The fingerprint that emerges from this extraction is not a summary and not a credential. It is closer to what a careful reader would report after reading everything you had written: the thing they noticed about how your thinking works, the pattern that you yourself, being inside it, cannot see. And it is a legible signal in the sense that it can be compared with someone else's fingerprint, across distance, across disciplines, across the structural differences that proximity-based matching would never bridge. Rodin reads it. The matching it enables is not by topic or by credential but by the underlying structure of reasoning — the thing that private writing encodes and that public performance, for reasons that are now fairly clear, consistently obscures.
What remains invisible
There is a question the argument does not fully resolve, and it is worth stating it precisely rather than eliding it. The infrastructure for finding invisible thinkers assumes that those thinkers are willing to be found — that they will submit their private writing to a process of extraction and agree to a public profile, albeit one that withholds the raw notes. This is not obvious. The person who has spent years thinking privately may have done so not only because no platform was adequate to their thinking, but because they have made a considered judgment about the value of privacy itself: the judgment that thinking in public changes the thinking, that the performance that any public presence requires is a form of corruption, that the republic of letters was, in the end, still a republic with its own social pressures and its own exclusions.

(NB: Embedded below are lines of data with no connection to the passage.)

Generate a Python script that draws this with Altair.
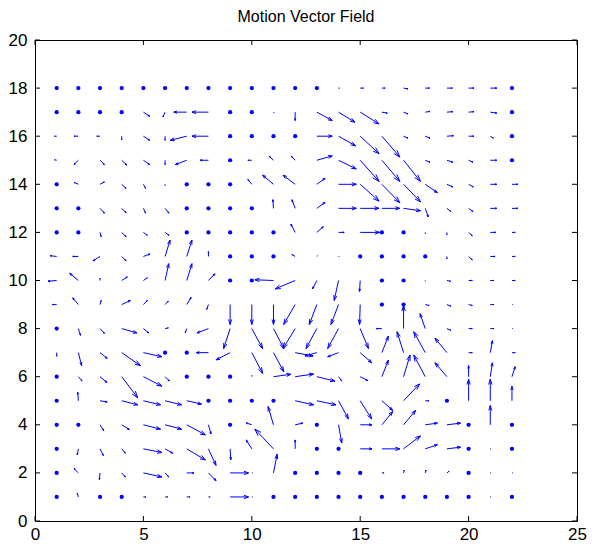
import altair as alt
import pandas as pd

# grid of the motion vector field
xs = list(range(1, 23))          # columns x = 1..22
ys = list(range(18, 0, -1))      # rows y = 18..1 (top to bottom)

# horizontal components (rows from y=18 down to y=1)
U = [
    [0, 0, 0, 0, 0, 0, 0, 0, 0, 0, 0, 0, 0, 0.05, 0.15, 0.15, 0.2, 0.2, 0.25, 0.25, 0.3, 0],
    [0, 0, 0, 0, 0.29, -0.1, -0.6, -0.76, 0, 0, 0.03, 0, 0.71, 0.76, 0.87, 0.25, 0.2, 0.22, 0.27, 0.25, 0.3, 0],
    [-0.1, -0.2, -0.15, 0, 0.29, 0, -0.76, -0.76, 0, 0, 0, 0, 0.71, 0.79, 0.87, 0.83, 0.2, 0.22, 0.3, 0.25, 0.15, 0],
    [-0.1, -0.2, 0.2, 0.23, 0.29, 0, -0.53, -0.38, 0, -0.18, -0.2, -0.18, 0.71, 0.82, 0.87, 0.83, 0.78, 0.22, 0.27, 0.2, 0.3, 0],
    [0, -0.2, 0.2, 0.2, 0.1, 0, 0, 0, 0, -0.18, -0.5, -0.56, 0.38, 0.82, 0.87, 0.83, 0.78, 0.56, 0.27, 0.22, 0.3, 0.28],
    [0, 0, 0.2, 0.2, 0.1, 0.18, 0, 0, 0, 0, -0.03, -0.15, 0.38, 0.82, 0.87, 0.83, 0.78, 0.14, 0.18, 0.2, 0.3, 0.28],
    [0, 0, 0.05, 0.2, 0.18, 0.18, 0, 0, 0, 0, 0, -0.2, 0.3, 0.26, 0.9, 0, 0, 0, 0, 0.17, 0.26, 0.15],
    [-0.3, -0.26, -0.32, 0.2, 0.3, 0.23, 0.24, 0, 0, 0, 0, -0.15, 0.03, 0.03, 0, 0, 0, 0, 0, 0.17, 0.22, 0.15],
    [-0.4, -0.4, 0, 0.26, 0.18, 0.17, 0.24, 0.3, 0, 0, -0.86, -0.92, -0.2, -0.2, -0.03, 0, 0, 0, 0.17, 0.17, 0.17, 0.15],
    [-0.2, -0.26, 0.05, 0.4, 0.18, 0.15, 0.2, -0.08, 0, 0, 0, -0.53, -0.35, -0.35, -0.03, 0, 0, 0.18, 0.18, 0.17, 0.17, 0.03],
    [0, 0.1, 0.2, 0.7, 0.24, 0.15, -0.07, -0.53, -0.3, 0.5, 0.48, -0.56, -0.5, -0.5, 0.38, -0.26, 0, -0.24, 0.18, 0.17, 0.17, 0.03],
    [0, 0.15, 0.33, 0.86, 0.85, 0, 0, -0.56, -0.65, 0.5, 0.48, 0.83, -0.55, -0.5, 0.53, 0.3, -0.3, -0.53, -0.55, 0.17, 0.1, 0.15],
    [0, 0.17, 0.32, 0.74, 0.85, 0.2, 0, 0, 0, 0, 0.8, 0.85, 0.83, 0.15, 0.35, 0.3, 0.3, -0.53, -0.55, 0, 0.1, 0.15],
    [0, -0.03, 0.33, 0.74, 0.79, 0.76, 0.68, 0, 0, 0, 0, 0.85, 0.88, 0.46, 0.53, 0.5, 0.74, 0.17, 0, 0, 0, 0],
    [0, 0, 0.17, 0.35, 0.79, 0.76, 0.86, 0.12, 0, -0.26, -0.25, 0.35, 0, 0.15, 0.54, 0.5, 0.56, 0.56, 0.63, 0, 0, 0],
    [0, -0.05, 0.15, 0.17, 0.85, 0.35, 0.86, 0.35, 0.03, -0.26, -0.86, 0, 0, 0, 0.54, 0.83, 0.78, 0.56, 0.63, 0, 0.03, 0],
    [0, -0.2, -0.03, 0.17, 0.85, 0.17, 0.33, 0.35, 0.85, 0.03, 0.17, 0, 0, 0, 0, 0.1, 0.03, 0.04, 0.1, 0, 0.03, 0.03],
    [0, -0.05, 0, 0, 0.12, 0.12, 0.15, 0.08, 0.85, 0.03, 0, 0, 0, 0, 0, 0, 0, 0, 0, 0, 0.03, 0],
]

# vertical components (rows from y=18 down to y=1)
V = [
    [0, 0, 0, 0, 0, 0, 0, 0, 0, 0, 0, 0, 0, 0, 0, 0, -0.03, 0, 0, 0, 0, 0],
    [0, 0, 0, 0, -0.17, -0.2, 0, 0, 0, 0, -0.03, -0.35, -0.35, -0.42, -0.49, -0.04, -0.07, 0.03, 0.02, 0.02, -0.04, 0],
    [0, 0, 0, -0.15, -0.17, -0.17, -0.17, 0, 0, 0, 0, 0, 0, -0.4, -0.73, -0.87, -0.08, -0.08, 0.02, 0, -0.08, 0],
    [0.02, -0.18, -0.18, -0.2, -0.18, -0.18, -0.18, 0, 0, 0, 0.17, 0.17, 0.18, -0.36, -0.88, -0.88, -0.88, -0.08, -0.08, -0.08, 0, 0],
    [0, 0.08, 0.1, -0.17, -0.17, -0.05, 0, 0, 0, 0.2, 0.38, 0.38, 0.25, 0, -0.7, -0.77, -0.73, -0.35, -0.11, -0.11, 0, 0],
    [0, 0, -0.2, -0.18, -0.2, -0.2, 0, 0, 0, 0, 0.36, 0.36, 0.25, 0, 0, 0, -0.1, -0.36, -0.13, -0.13, 0, 0],
    [0, 0, -0.18, -0.18, -0.12, -0.12, 0, 0, 0, 0, 0, 0.35, 0.24, 0, 0, 0, 0, -0.05, -0.1, -0.14, 0, 0],
    [0.03, 0, -0.18, -0.18, 0.1, 0.68, 0.68, 0.2, 0, 0, 0, 0.08, 0.03, 0, 0, 0, 0, 0, -0.1, -0.14, 0, 0],
    [-0.03, 0.3, 0.1, 0.15, 0.11, 0.7, 0.7, 0.28, 0, 0, 0.03, -0.35, -0.35, -0.83, -0.46, 0, 0, -0.03, -0.03, 0, 0, 0],
    [0, 0.28, 0.17, 0.17, 0.17, 0.14, 0.3, -0.2, -0.83, -0.83, -0.83, -0.83, -0.83, -0.83, -0.83, 0, 0, -0.04, -0.07, -0.04, 0, 0],
    [0, -0.28, -0.2, -0.18, -0.18, 0.03, -0.18, -0.18, -0.83, -0.83, -0.83, -0.83, -0.83, -0.83, -0.83, 0, 0.97, 0.62, -0.07, 0, 0, 0],
    [-0.15, -0.54, -0.24, -0.54, -0.17, 0, 0, 0, -0.3, -0.86, -0.8, -0.14, -0.14, -0.17, -0.42, 0.69, 0.87, 0.87, 0.6, 0, 0.5, 0],
    [0, -0.18, -0.24, -0.88, -0.39, -0.18, 0, 0, 0, 0.05, 0.1, 0.11, -0.18, -0.18, -0.16, 0.69, 0.9, 0.9, 0.58, 0.46, 0.58, 0.42],
    [0, 0.35, -0.05, -0.17, -0.17, -0.17, -0.14, 0, 0, 0, 0, -0.17, -0.17, -0.76, -0.76, -0.4, 0.7, 0, 0, 0.9, 0.9, 0.6],
    [0, 0, -0.24, -0.2, -0.18, -0.18, -0.42, -0.38, 0, 0.08, 0.76, 0.07, 0, -0.76, 0, 0.55, 0.6, 0.07, 0.07, 0, 0.8, 0],
    [0, -0.25, -0.28, -0.18, -0.15, -0.18, -0.46, -0.69, -0.46, 0.37, 0.82, 0.37, 0, 0, 0, 0, 0.54, 0.17, 0.07, 0, 0, 0],
    [0, 0.18, -0.28, -0.17, -0.17, -0.17, 0, -0.32, 0, 0, 0.78, 0, 0, 0, 0, 0, 0.12, 0.12, 0.07, 0, 0, 0],
    [0, 0.15, 0, 0, 0, 0, 0, 0, 0, 0, 0, 0, 0, 0, 0, 0, 0, 0, 0, 0, 0, 0],
]

x_ticks = [0, 5, 10, 15, 20, 25]
y_ticks = [0, 2, 4, 6, 8, 10, 12, 14, 16, 18, 20]

# arrowhead geometry (MATLAB quiver style)
ALPHA, BETA = 0.25, 0.33

seg_rows, dot_rows = [], []
for i, y in enumerate(ys):
    for j, x in enumerate(xs):
        u, v = U[i][j], V[i][j]
        if u == 0 and v == 0:
            dot_rows.append({"x": x, "y": y})
            continue
        tx, ty = x + u, y + v
        seg_rows.append({"x0": x, "y0": y, "x1": tx, "y1": ty})
        seg_rows.append({"x0": tx, "y0": ty,
                         "x1": tx - ALPHA * (u + BETA * v), "y1": ty - ALPHA * (v - BETA * u)})
        seg_rows.append({"x0": tx, "y0": ty,
                         "x1": tx - ALPHA * (u - BETA * v), "y1": ty - ALPHA * (v + BETA * u)})

segs = pd.DataFrame(seg_rows)
dots = pd.DataFrame(dot_rows)

W, H = 542, 481
FONT = "Liberation Sans"
BLUE = "#0000ff"
TL = 5

xscale = alt.Scale(domain=[0, 25], nice=False, zero=False)
yscale = alt.Scale(domain=[0, 20], nice=False, zero=False)
xaxis = alt.Axis(values=x_ticks, labelPadding=5, title=None, grid=False,
                 domain=False, ticks=False, labelFont=FONT, labelFontSize=17,
                 labelColor="black", labelFlush=False)
yaxis = alt.Axis(values=y_ticks, labelPadding=8, title=None, grid=False,
                 domain=False, ticks=False, labelFont=FONT, labelFontSize=17,
                 labelColor="black", labelFlush=False)

arrows = alt.Chart(segs).mark_rule(color=BLUE, strokeWidth=1).encode(
    x=alt.X("x0:Q", scale=xscale, axis=xaxis),
    y=alt.Y("y0:Q", scale=yscale, axis=yaxis),
    x2="x1:Q",
    y2="y1:Q",
)

points = alt.Chart(dots).mark_circle(color=BLUE, size=18, opacity=1).encode(
    x=alt.X("x:Q", scale=xscale, axis=xaxis),
    y=alt.Y("y:Q", scale=yscale, axis=yaxis),
)

xt = pd.DataFrame({"t": x_ticks})
yt = pd.DataFrame({"t": y_ticks})
tick_bottom = alt.Chart(xt).mark_rule(color="black", strokeWidth=1).encode(
    x=alt.X("t:Q", scale=xscale, axis=xaxis), y=alt.value(H), y2=alt.value(H - TL))
tick_top = alt.Chart(xt).mark_rule(color="black", strokeWidth=1).encode(
    x=alt.X("t:Q", scale=xscale, axis=xaxis), y=alt.value(0), y2=alt.value(TL))
tick_left = alt.Chart(yt).mark_rule(color="black", strokeWidth=1).encode(
    y=alt.Y("t:Q", scale=yscale, axis=yaxis), x=alt.value(0), x2=alt.value(TL))
tick_right = alt.Chart(yt).mark_rule(color="black", strokeWidth=1).encode(
    y=alt.Y("t:Q", scale=yscale, axis=yaxis), x=alt.value(W), x2=alt.value(W - TL))

chart = alt.layer(
    arrows, points, tick_bottom, tick_top, tick_left, tick_right
).properties(
    width=W,
    height=H,
    title=alt.TitleParams("Motion Vector Field", font=FONT, fontSize=16,
                          fontWeight="normal", color="black", offset=6),
    padding={"left": 0, "top": 1, "right": 2, "bottom": 2},
    background="white",
).configure_view(
    stroke="black", strokeWidth=1
)

chart.save("out.html", embed_options={"renderer": "svg", "actions": False})
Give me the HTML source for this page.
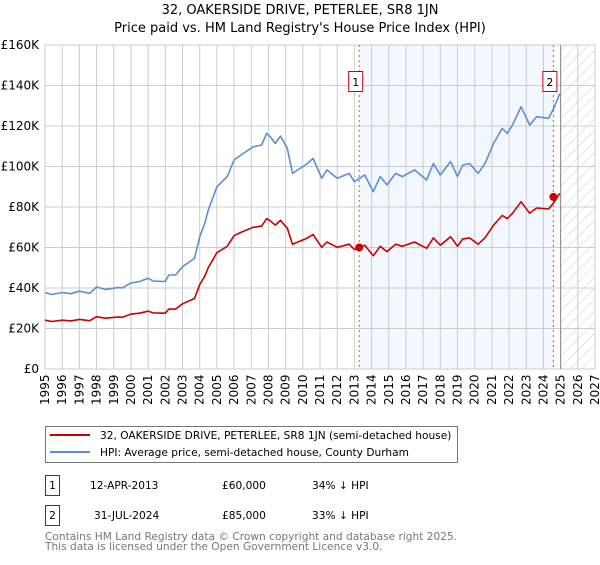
<!DOCTYPE html>
<html><head><meta charset="utf-8"><style>
body{margin:0;background:#fff;width:600px;height:560px;overflow:hidden}
svg{font-family:"DejaVu Sans","Liberation Sans",sans-serif}
</style></head><body>
<svg id="c" width="600" height="560" xmlns="http://www.w3.org/2000/svg">
<defs><pattern id="hatch" width="8" height="8" patternUnits="userSpaceOnUse" patternTransform="rotate(45)"><line x1="0" y1="0" x2="0" y2="8" stroke="#ccc" stroke-width="1"/></pattern></defs>
<text x="300" y="14" text-anchor="middle" font-size="13" fill="#000">32, OAKERSIDE DRIVE, PETERLEE, SR8 1JN</text>
<text x="300" y="32" text-anchor="middle" font-size="13" fill="#000">Price paid vs. HM Land Registry's House Price Index (HPI)</text>
<g id="plot"></g>
<rect x="45.5" y="426.5" width="412" height="36" fill="#fff" stroke="#777"/>
<line x1="50" y1="435" x2="90" y2="435" stroke="#cc0000" stroke-width="2"/>
<text x="100" y="439" font-size="10.6">32, OAKERSIDE DRIVE, PETERLEE, SR8 1JN (semi-detached house)</text>
<line x1="50" y1="452" x2="90" y2="452" stroke="#5b8fd4" stroke-width="2"/>
<text x="100" y="456" font-size="10.6">HPI: Average price, semi-detached house, County Durham</text>
<g>
<rect x="45.5" y="475.5" width="14" height="20" fill="#fff" stroke="#cc0000"/>
<text x="52.5" y="489" text-anchor="middle" font-size="10.6">1</text>
<text x="90" y="489" font-size="10.6">12-APR-2013</text>
<text x="222" y="489" font-size="10.6">£60,000</text>
<text x="312" y="489" font-size="10.6">34% ↓ HPI</text></g>
<g>
<rect x="45.5" y="505.5" width="14" height="20" fill="#fff" stroke="#cc0000"/>
<text x="52.5" y="519" text-anchor="middle" font-size="10.6">2</text>
<text x="94" y="519" font-size="10.6">31-JUL-2024</text>
<text x="222" y="519" font-size="10.6">£85,000</text>
<text x="312" y="519" font-size="10.6">33% ↓ HPI</text></g>
<text x="45" y="540" font-size="10.6" fill="#777">Contains HM Land Registry data © Crown copyright and database right 2025.</text>
<text x="45" y="550" font-size="10.6" fill="#777">This data is licensed under the Open Government Licence v3.0.</text>
</svg>
<script>
const hpiYears=[1995,1995.4,1996,1996.5,1997,1997.6,1998,1998.5,1999,1999.3,1999.5,2000,2000.5,2001,2001.3,2002,2002.2,2002.6,2003,2003.7,2004,2004.3,2004.5,2005,2005.6,2006,2006.4,2007.1,2007.6,2007.9,2008.1,2008.4,2008.7,2009.1,2009.4,2009.83,2010.2,2010.6,2011.1,2011.4,2012,2012.7,2013,2013.6,2014.1,2014.5,2014.9,2015.4,2015.8,2016.5,2017.2,2017.6,2018,2018.6,2019,2019.3,2019.7,2020.2,2020.6,2021.1,2021.6,2021.9,2022.2,2022.7,2023.2,2023.6,2024.3,2024.6,2024.95];
const hpiValues=[37.8,36.8,37.8,37.2,38.4,37.4,40.5,39.3,39.9,40.3,40,42.5,43.2,44.8,43.4,43.2,46.4,46.4,50.5,54.6,65.3,72.0,78.5,90.0,95.0,103.2,105.7,109.7,110.6,116.4,114.7,111.4,115,109,96.6,99,101,104,94.2,98.3,94.2,96.6,92.5,95.8,87.6,95,90.9,96.6,95,98.3,93.4,101.5,95.8,102.4,95,100.7,101.5,96.6,101.5,111.4,118.8,116.4,120.5,129.5,120.5,124.6,123.8,128.7,136];
const saleYears=[2013.28,2024.58];
const salePrices=[60,85];
const saleLabels=["1","2"];
const yTicks=[0,20,40,60,80,100,120,140,160];
const yTickLabels=["£0","£20K","£40K","£60K","£80K","£100K","£120K","£140K","£160K"];
const xTicks=[];for(let y=1995;y<=2027;y++)xTicks.push(y);
const X0=45,X1=595,Y0=369,Y1=45;
const xs=y=>X0+(y-1995)/32*(X1-X0);
const ys=v=>Y0-v/160*(Y0-Y1);
const NS="http://www.w3.org/2000/svg";
const g=document.getElementById('plot');
function mk(t,a){const e=document.createElementNS(NS,t);for(const k in a)e.setAttribute(k,a[k]);g.appendChild(e);return e;}
function hpiAt(t){for(let i=0;i<hpiYears.length-1;i++){if(t<=hpiYears[i+1]){const f=(t-hpiYears[i])/(hpiYears[i+1]-hpiYears[i]);return hpiValues[i]+f*(hpiValues[i+1]-hpiValues[i]);}}return hpiValues[hpiValues.length-1];}
let e=mk('rect',{x:xs(saleYears[0]),y:Y1,width:xs(saleYears[1])-xs(saleYears[0]),height:Y0-Y1,fill:'#eef3fd',opacity:0.7});


const endX=xs(2025);
e=mk('rect',{x:endX,y:Y1,width:X1-endX,height:Y0-Y1,fill:'url(#hatch)'});


xTicks.forEach(t=>{
 e=mk('line',{x1:xs(t),x2:xs(t),y1:Y1,y2:Y0,stroke:'#ccc','stroke-width':1});
 
 
 e=mk('text',{x:0,y:0,transform:`translate(${xs(t)+4},${Y0+36}) rotate(-90)`,'font-size':12});
 e.textContent=t;
 
 
});
yTicks.forEach((t,i)=>{
 e=mk('line',{x1:X0,x2:X1,y1:ys(t),y2:ys(t),stroke:'#ccc','stroke-width':1});
 
 
 e=mk('text',{x:X0-6,y:ys(t)+4,'text-anchor':'end','font-size':12});
 e.textContent=yTickLabels[i];
 
 
});
e=mk('line',{x1:endX,x2:endX,y1:Y1,y2:Y0,stroke:'#888','stroke-width':1});


saleYears.forEach((t,i)=>{
 e=mk('line',{x1:xs(t),x2:xs(t),y1:Y1,y2:Y0,stroke:'#e05050','stroke-width':1,'stroke-dasharray':'2,3'});
 
 
});
const hp=hpiYears.map((t,i)=>xs(t).toFixed(1)+','+ys(hpiValues[i]).toFixed(1)).join(' ');
e=mk('polyline',{points:hp,fill:'none',stroke:'#5b8fd4','stroke-width':1.6,'stroke-linejoin':'round'});


const ratio=salePrices[0]/hpiAt(saleYears[0]);
const rp=hpiYears.map((t,i)=>xs(t).toFixed(1)+','+ys(hpiValues[i]*ratio).toFixed(1)).join(' ');
e=mk('polyline',{points:rp,fill:'none',stroke:'#cc0000','stroke-width':1.6,'stroke-linejoin':'round'});


saleYears.forEach((t,i)=>{
 e=mk('circle',{cx:xs(t),cy:ys(salePrices[i]),r:4,fill:'#cc0000'});
 
 
 e=mk('rect',{x:xs(t)-10.5,y:71.5,width:14,height:20,fill:'#fff',stroke:'#cc0000'});
 
 
 e=mk('text',{x:xs(t)-3.5,y:86,'text-anchor':'middle','font-size':11});
 e.textContent=saleLabels[i];
 
 
});
</script>
</body></html>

This is a real objection, and it points to something the analogy with Luhmann's communication partner cannot entirely accommodate. Luhmann published. He intended, always, to enter the conversation. The thinker who remains deliberately invisible has made a different choice, and the infrastructure to find them cannot, by design, include them if they have chosen otherwise. What it can do is make the choice less costly for the people who have stayed invisible not by choice but by default — not because they wanted to stay private but because the mechanism for becoming legible without becoming performative has never existed. Those people exist. The private message that arrives after a serious post — "I have been thinking about this for years" — is evidence that they do. They are not waiting for a platform. They are waiting for a way to be found that does not require becoming the thing they have spent years carefully not becoming.